↓↓↓
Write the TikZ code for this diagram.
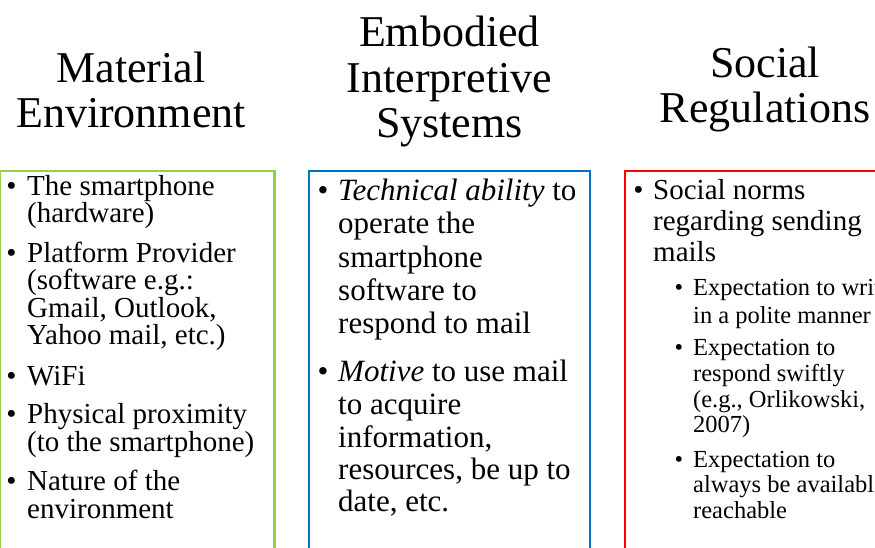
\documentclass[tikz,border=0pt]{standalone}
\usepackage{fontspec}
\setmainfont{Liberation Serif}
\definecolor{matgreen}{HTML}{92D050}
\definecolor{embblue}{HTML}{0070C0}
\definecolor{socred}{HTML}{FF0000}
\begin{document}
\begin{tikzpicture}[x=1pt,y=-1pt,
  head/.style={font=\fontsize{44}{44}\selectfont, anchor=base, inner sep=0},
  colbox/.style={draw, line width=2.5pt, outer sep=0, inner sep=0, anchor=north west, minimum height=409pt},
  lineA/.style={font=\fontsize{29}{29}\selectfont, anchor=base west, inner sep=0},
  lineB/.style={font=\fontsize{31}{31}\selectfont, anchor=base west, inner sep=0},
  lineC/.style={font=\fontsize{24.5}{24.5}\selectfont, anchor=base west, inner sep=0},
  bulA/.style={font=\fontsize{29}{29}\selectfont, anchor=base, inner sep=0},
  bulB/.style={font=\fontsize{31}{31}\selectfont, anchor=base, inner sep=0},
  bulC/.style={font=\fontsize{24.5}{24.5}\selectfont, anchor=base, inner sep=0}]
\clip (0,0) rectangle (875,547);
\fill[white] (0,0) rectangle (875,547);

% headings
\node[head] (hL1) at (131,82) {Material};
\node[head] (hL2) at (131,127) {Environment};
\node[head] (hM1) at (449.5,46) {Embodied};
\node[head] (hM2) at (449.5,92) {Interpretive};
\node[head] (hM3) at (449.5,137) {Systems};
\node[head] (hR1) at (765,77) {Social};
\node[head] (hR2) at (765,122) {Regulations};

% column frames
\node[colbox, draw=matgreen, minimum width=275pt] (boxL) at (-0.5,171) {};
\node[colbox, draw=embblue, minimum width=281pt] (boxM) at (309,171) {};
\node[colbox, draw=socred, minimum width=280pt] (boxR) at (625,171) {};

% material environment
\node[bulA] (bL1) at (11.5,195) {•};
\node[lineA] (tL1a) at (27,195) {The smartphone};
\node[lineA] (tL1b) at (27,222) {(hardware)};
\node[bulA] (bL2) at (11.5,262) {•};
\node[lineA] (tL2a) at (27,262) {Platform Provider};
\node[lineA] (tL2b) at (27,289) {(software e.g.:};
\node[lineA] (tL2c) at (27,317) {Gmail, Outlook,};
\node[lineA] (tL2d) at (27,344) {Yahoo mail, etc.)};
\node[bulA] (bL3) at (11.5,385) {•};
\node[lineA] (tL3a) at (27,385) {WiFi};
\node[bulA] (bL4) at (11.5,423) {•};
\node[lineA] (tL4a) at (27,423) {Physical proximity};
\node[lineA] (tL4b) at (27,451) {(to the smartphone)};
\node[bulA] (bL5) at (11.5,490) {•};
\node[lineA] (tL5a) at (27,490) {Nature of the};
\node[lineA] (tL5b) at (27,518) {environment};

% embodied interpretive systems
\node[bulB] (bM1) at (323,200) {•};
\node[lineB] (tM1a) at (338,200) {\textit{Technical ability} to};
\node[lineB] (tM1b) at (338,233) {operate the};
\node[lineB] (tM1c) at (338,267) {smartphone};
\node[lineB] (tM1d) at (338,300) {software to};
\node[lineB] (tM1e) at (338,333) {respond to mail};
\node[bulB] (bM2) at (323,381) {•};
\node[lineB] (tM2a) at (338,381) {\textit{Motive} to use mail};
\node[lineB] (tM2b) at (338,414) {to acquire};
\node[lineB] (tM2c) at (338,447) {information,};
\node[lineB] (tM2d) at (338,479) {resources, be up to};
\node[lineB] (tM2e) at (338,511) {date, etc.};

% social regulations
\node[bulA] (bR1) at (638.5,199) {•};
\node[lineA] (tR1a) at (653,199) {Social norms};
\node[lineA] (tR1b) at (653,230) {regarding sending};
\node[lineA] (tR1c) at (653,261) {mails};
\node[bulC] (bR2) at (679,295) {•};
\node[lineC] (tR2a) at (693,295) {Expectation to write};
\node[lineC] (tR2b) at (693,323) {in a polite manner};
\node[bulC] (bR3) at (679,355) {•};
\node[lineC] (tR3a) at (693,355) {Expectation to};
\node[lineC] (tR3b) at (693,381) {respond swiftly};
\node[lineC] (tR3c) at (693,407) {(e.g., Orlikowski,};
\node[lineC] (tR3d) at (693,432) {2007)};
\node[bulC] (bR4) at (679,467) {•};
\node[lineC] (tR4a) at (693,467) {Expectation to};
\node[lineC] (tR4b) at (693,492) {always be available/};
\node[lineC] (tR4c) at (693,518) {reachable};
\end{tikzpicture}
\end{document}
↑↑↑
Emit the lines of the material exactly, from its first line to the line containing "draw=socred, minimum width=280pt]", inclusive; leave every picture out.

◆ **FINAL ANSWER**
Write the TikZ code for this diagram.
\documentclass[tikz,border=0pt]{standalone}
\usepackage{fontspec}
\setmainfont{Liberation Serif}
\definecolor{matgreen}{HTML}{92D050}
\definecolor{embblue}{HTML}{0070C0}
\definecolor{socred}{HTML}{FF0000}
\begin{document}
\begin{tikzpicture}[x=1pt,y=-1pt,
  head/.style={font=\fontsize{44}{44}\selectfont, anchor=base, inner sep=0},
  colbox/.style={draw, line width=2.5pt, outer sep=0, inner sep=0, anchor=north west, minimum height=409pt},
  lineA/.style={font=\fontsize{29}{29}\selectfont, anchor=base west, inner sep=0},
  lineB/.style={font=\fontsize{31}{31}\selectfont, anchor=base west, inner sep=0},
  lineC/.style={font=\fontsize{24.5}{24.5}\selectfont, anchor=base west, inner sep=0},
  bulA/.style={font=\fontsize{29}{29}\selectfont, anchor=base, inner sep=0},
  bulB/.style={font=\fontsize{31}{31}\selectfont, anchor=base, inner sep=0},
  bulC/.style={font=\fontsize{24.5}{24.5}\selectfont, anchor=base, inner sep=0}]
\clip (0,0) rectangle (875,547);
\fill[white] (0,0) rectangle (875,547);

% headings
\node[head] (hL1) at (131,82) {Material};
\node[head] (hL2) at (131,127) {Environment};
\node[head] (hM1) at (449.5,46) {Embodied};
\node[head] (hM2) at (449.5,92) {Interpretive};
\node[head] (hM3) at (449.5,137) {Systems};
\node[head] (hR1) at (765,77) {Social};
\node[head] (hR2) at (765,122) {Regulations};

% column frames
\node[colbox, draw=matgreen, minimum width=275pt] (boxL) at (-0.5,171) {};
\node[colbox, draw=embblue, minimum width=281pt] (boxM) at (309,171) {};
\node[colbox, draw=socred, minimum width=280pt] (boxR) at (625,171) {};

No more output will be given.